Last week, we looked back the Cash for Clunkers program weighing it on 3 different areas like, economy impact, consumers view and environmental aspect. This week we flip the coin to look on the other side which adds lot of hurt feelings from many organizations including nonprofits.
Non-Profit’s Loss
Many Nonprofit organizations raise fund for their programs through car donations. They accept old clunkers, repair them with help of their volunteers and sell them to the low income people for reasonable price to make extra cash. These organizations share some mixed feelings about this program. Philanthropy.org reported, Cheryl Rios of Texas Can, a Dallas nonprofit organization that serves troubled kids, estimated the organization has lost $75,000 due to a reduction in car and truck donations.
Similarly, Point Richmond’s Vehicle Donation to Any Charity has seen a 20 percent drop in donations reported on sfgate.com. A big dent in the $3 million the company usually raises from reselling donated old cars and distributes annually among 4,500 charities nationwide. Car Talk donation which turns over its share to National Public Radio also hurt by this program.
Car dealers Struggle
Old auto dealers got to make a living by selling the clunkers. They sell to lower middle class people with lower income who doesn’t have real credit depend on them dealers who sell cars for cash and personal credit. This program means fewer clunkers, and possibly less cash for these dealers another story reported in Houston Chronicle.

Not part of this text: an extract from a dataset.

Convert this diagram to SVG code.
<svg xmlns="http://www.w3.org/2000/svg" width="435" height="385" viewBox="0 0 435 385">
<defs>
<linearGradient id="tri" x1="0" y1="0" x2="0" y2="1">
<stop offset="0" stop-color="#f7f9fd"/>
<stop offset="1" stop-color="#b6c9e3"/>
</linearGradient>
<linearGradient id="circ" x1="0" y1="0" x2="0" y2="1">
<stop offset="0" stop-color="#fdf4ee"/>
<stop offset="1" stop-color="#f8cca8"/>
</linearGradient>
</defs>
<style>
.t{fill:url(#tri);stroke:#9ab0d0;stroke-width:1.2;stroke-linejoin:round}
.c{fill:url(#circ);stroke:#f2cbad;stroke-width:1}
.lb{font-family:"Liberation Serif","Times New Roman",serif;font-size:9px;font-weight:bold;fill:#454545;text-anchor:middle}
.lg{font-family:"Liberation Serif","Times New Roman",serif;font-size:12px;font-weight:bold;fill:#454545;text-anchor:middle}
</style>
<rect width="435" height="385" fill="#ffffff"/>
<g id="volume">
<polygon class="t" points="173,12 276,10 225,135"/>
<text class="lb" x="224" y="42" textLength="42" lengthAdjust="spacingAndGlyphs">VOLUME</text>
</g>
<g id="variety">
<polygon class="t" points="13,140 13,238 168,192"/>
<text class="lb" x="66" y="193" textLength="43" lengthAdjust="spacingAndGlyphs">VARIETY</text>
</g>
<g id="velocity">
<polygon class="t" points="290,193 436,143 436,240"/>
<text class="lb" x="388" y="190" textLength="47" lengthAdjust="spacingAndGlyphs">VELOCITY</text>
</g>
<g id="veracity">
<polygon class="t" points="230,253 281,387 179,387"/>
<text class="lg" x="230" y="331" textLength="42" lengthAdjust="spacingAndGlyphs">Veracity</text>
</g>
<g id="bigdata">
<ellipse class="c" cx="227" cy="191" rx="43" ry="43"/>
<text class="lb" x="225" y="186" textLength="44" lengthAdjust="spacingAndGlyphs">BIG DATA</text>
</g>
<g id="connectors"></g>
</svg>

About 750,000 cars removed from the market and sent to junk yard. That accounts for a 2 percent reduction in overall supply, which may create a bubble in used-car prices, according to Kelley Blue Book, which tracks car values. “It’s going to take some of the inventory away from people who sell basic transportation for lower income people.”“It will cause the price of our inventory to go up,” according to a old car dealer in Houston. The sort of increase can make a big difference for his customers, most of whom have an average individual income of less than $25,000 a year.
Many old auto car lots are often called as “note lot.” Note lot dealers pick through trade-ins that new-car dealers don’t want to sell. They repair them, clean them up and resell them at a markup to subprime buyers, who often pay a steep interest rate — as much as 20 percent — because of past credit problems.
“There’s still people who need these cars,” he said. “They need a ‘clunker.’?” The program puts an unfair burden on low-income car buyers, many of whom need inexpensive vehicles to get to work.
Repair Shops worry
The vehicles being mashed by government decree still have value, both as a whole and as parts. According to a repair shops, the clunker program could affect non-clunker repairs, too, by driving up the cost of parts.“The long-term implications are the shortage of good used parts. When you crush a car, you take away a lot of parts that have no effect on fuel economy.” That includes body parts and engine components such as alternators and starters. Used parts, like used cars, tend to appeal to lower-income customers who can’t afford new ones.
It is unneeded hardship as per many auto shop owners. In this economy, increasing the hardship on people struggling the most, those clinging to their jobs and stretching their budgets, isn’t a stimulus.
Dealers Frustration
Even dealers who celebrated this summer with great sales through this program have few things to say. It was overly complicated, a nightmare to manage for dealers and difficult to understand for consumers. Many dealers worried about getting their money back from government and stopped offering this program. Small dealears funds got strapped when government took its own time to process the reimbursements churing lot of frustration.
Was the cash-for-clunkers program a true success?
Short answer is Yes and No. With some creative marketing and dealing, dealers were evidently able to convert many nonqualifying shoppers into the buyers of other new or used cars, a trend that created a sizable positive impact on sales as an indirect consequence of the program. Consumer spending edged up 0.2 percent in July with help of this program to boost the economy.
Many call it as more of a political stunt, psychologically satisfying but not economically meaningful. It’s been good for new-car dealers and the automakers, it’s tweaked the overall economy, and it may even help the environment a tad, but there were many hidden losers gone unnoticed by the government. If we all can maintain our cars like the young lady tin this video, we don’t even have to create programs like this one. Don’t you think?